That’s also why Death Stranding is such a brilliant example of this genre. Its desolate and sometimes hopeless world happens to be the perfect setting for a game designed to teach you to appreciate the value of little victories and human connections. You’ll fall, you’ll fail, and you’ll sometimes wonder whether you’re having any fun, but by the time you look back at the better world you left behind and how far you’ve come, you just might shed a tear. – MB
7. The Elder Scrolls 3: Morrowind
At a time when developers were simply dipping their toes into the waters of the open-world concept as we know it today, the team behind The Elder Scrolls 3: Morrowind took a different approach. They decided to make an open-world game that seemingly featured everything that they’ve ever wanted to do with their already epic RPGs. As a result, Morrowind can often be confusing, complicated, and remarkably user-unfriendly.

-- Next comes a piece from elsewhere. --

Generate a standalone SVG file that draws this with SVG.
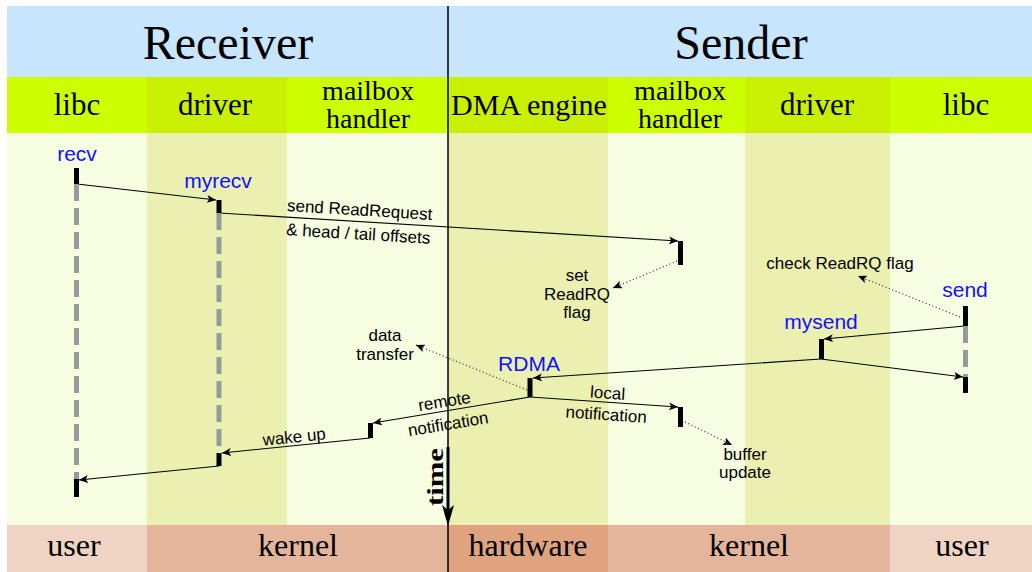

Yet, many of the qualities that you could use to criticize Morrowind could just as easily be used to explain why it’s such an important and incredible open-world experience. It’s an open-world RPG where you truly get to feel like you’re gradually growing your character and making a name for yourself in its beautiful, dangerous, and wonderfully weird world. Mods and fan updates can improve some of this game’s technical shortcomings, but there is no replacement for the ways that Morrowind makes you feel like you’ve truly been transported to a distant land where the only victories you’ll find are those that you make for yourself. – MB
6. Fallout New Vegas
Player choice is at the heart of the Fallout franchise, and Fallout: New Vegas offers more choices than any other entry into this franchise that redefined what video game role-playing really means. Players can solve almost every problem with their weapons, wits, or wallet, but the game’s gray morality remains a constant challenge. Many otherwise excellently designed characters and organizations in Fallout games are either overly good or mustache-twirlingly evil, but New Vegas blindsides players by ensuring that nothing is quite as it seems. There are choices in this game that go far beyond right and wrong, “A” or “B”, or color-coded moral compasses.
Fallout: New Vegas demonstrates what kind of magic can happen when game developers make a world’s inhabitants as morally flexible as the main character. – AG
5. Grand Theft Auto V
Like the rest of the entries into this legendary franchise, Grand Theft Auto 5 is essentially a gigantic crime simulator. Gamers can explore every back alley of its incredible world and absorb all the details that went into creating this overblown and satirical universe that somehow feels more real than it probably should. While GTA 5‘s return to a slightly more ridicicolus form of gameplay bolstered by a variety of side activities was certainly welcome, the thing that really elevates this game above its predecessors is its use of three protagonists. The concept of three protagonists in a GTA game could have been a gimmick, but our “heroes’” personalities and goals play off each other in a way that creates a thrilling narrative that would have been impossible to achieve with only one lead.